Happy’s playful demeanor suits her now. “I don’t like cutting, dark, twisted comedy.” Indeed, if Grimm ever needs a Rebecca of Sunnybrook Farm, they might consider Cuthbert, who enjoys giving her coworkers wrap-party gifts “for their hard work” and uses phrases like, “That blew my socks off!” At home, the romantically attached star tends to her garden of bell peppers, carrots and tomatoes. “I’ve got a strawberry patch, too!”
Castmate Confidential: “Damon is like a brother from another mother. We were born the same year.”
Zachary Knighton

Lucky for Happy fans, he’s deadpanning as neurotic, V-neck-insistent dreamer Dave Rose.
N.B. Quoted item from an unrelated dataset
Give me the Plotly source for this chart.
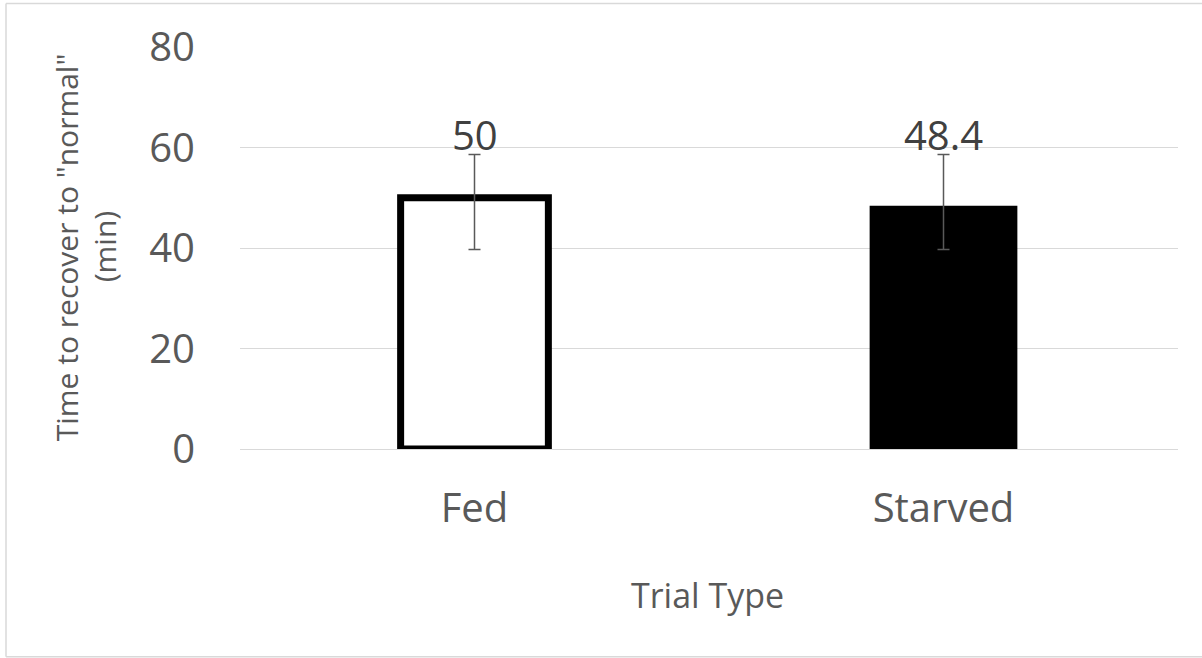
import plotly.graph_objects as go

categories = ["Fed", "Starved"]
values = [50, 48.4]
err_plus = [8.6, 10.2]
err_minus = [10.3, 8.7]
y_ticks = [0, 20, 40, 60, 80]

FONT = "Open Sans"
GRAY = "#595959"
GRID = "#d9d9d9"

W, H = 1202, 658
L, R, T, B = 240, 1178, 47, 449.5   # plot area in px

fig = go.Figure()
fig.add_trace(go.Bar(
    x=categories, y=values,
    width=0.315,
    marker=dict(color=["white", "black"],
                line=dict(color=["black", "black"], width=[7, 0])),
    error_y=dict(type="data", symmetric=False, array=err_plus, arrayminus=err_minus,
                 color=GRAY, thickness=1.5, width=6),
    showlegend=False,
))

for c, v in zip(categories, values):
    fig.add_annotation(x=c, y=62.5, text=f"{v:g}", showarrow=False,
                       font=dict(family=FONT, size=40, color="#404040"),
                       yanchor="middle")

def px_x(p):
    return (p - L) / (R - L)

def px_y(p):
    return (B - p) / (B - T)

fig.add_annotation(xref="paper", yref="paper", x=px_x(66), y=px_y(248),
                   text='Time to recover to "normal"', textangle=-90,
                   showarrow=False, font=dict(family=FONT, size=30, color=GRAY),
                   xanchor="center", yanchor="middle")
fig.add_annotation(xref="paper", yref="paper", x=px_x(104), y=px_y(248),
                   text="(min)", textangle=-90,
                   showarrow=False, font=dict(family=FONT, size=30, color=GRAY),
                   xanchor="center", yanchor="middle")
fig.add_annotation(xref="paper", yref="paper", x=px_x(707), y=px_y(595),
                   text="Trial Type", showarrow=False,
                   font=dict(family=FONT, size=34, color=GRAY),
                   xanchor="center", yanchor="middle")

# chart-area frame (left, top, bottom edges; right edge lies outside the picture)
border = dict(color=GRID, width=1.5)
fig.add_shape(type="line", xref="paper", yref="paper",
              x0=px_x(6), x1=px_x(6), y0=px_y(657), y1=px_y(4.5), line=border, layer="below")
fig.add_shape(type="line", xref="paper", yref="paper",
              x0=px_x(6), x1=px_x(1202), y0=px_y(4.5), y1=px_y(4.5), line=border, layer="below")
fig.add_shape(type="line", xref="paper", yref="paper",
              x0=px_x(6), x1=px_x(1202), y0=px_y(657), y1=px_y(657), line=border, layer="below")

fig.update_layout(
    width=W, height=H,
    margin=dict(l=L, r=W - R, t=T - 1, b=H - B),
    plot_bgcolor="white", paper_bgcolor="white",
    font=dict(family=FONT, color=GRAY),
    xaxis=dict(showgrid=False, showline=False, zeroline=False,
               tickfont=dict(family=FONT, size=40, color=GRAY),
               ticklabelstandoff=32),
    yaxis=dict(range=[0, 80.2], tickvals=y_ticks, showgrid=True, gridcolor=GRID,
               gridwidth=1.3, zeroline=True, zerolinecolor=GRID, zerolinewidth=1.3,
               showline=False,
               tickfont=dict(family=FONT, size=40, color=GRAY),
               ticklabelstandoff=44),
    bargap=0.685,
)

fig.write_html("out.html", config={"displayModeBar": False},
               post_script="document.body.style.margin='0';")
Knighton is what castmate Adam Pally calls a “manly man”: the Virginia native rides a motorcycle, collects vinyl LPs, catches crab off his sailboat and surfs near his Malibu home with his wife, Hang. Poking fun at all that mellow-hip imagery, one Happy lark had Dave hilariously insisting he was the “cool guy” in the group — cocky chin toss, sotto “Hey” and all.
Back when he was a surfing teen in Virginia Beach, “I definitely thought I was the cool guy,” Knighton says with self-effacement. A latch-key kid (dad was a telephone lineman, mom an accountant), he soon realized he wanted more out of the world and saw acting as his ticket. At the local high school for the arts, he dazzled in productions of Gypsy and Little Shop of Horrors (he can sing!). And at Virginia Commonwealth University, an impressive starring turn in Equus sent him to New York in 2000 on a Kennedy Center fellowship.
He bounced around as a bartender while doing Off Broadway and the occasional Law & Order — until he landed a leading role in the short-lived Fox slacker-com Life on a Stick.
As his star ascends, he’d rather clear his yard of vines than “go out to the Roosevelt on a Friday night.” Or, even better, hang with his little girl, Tallulah. “She’s pretty cool.”
Castmate Confidential: “Elisha is so earnest. She’s like my little sister.”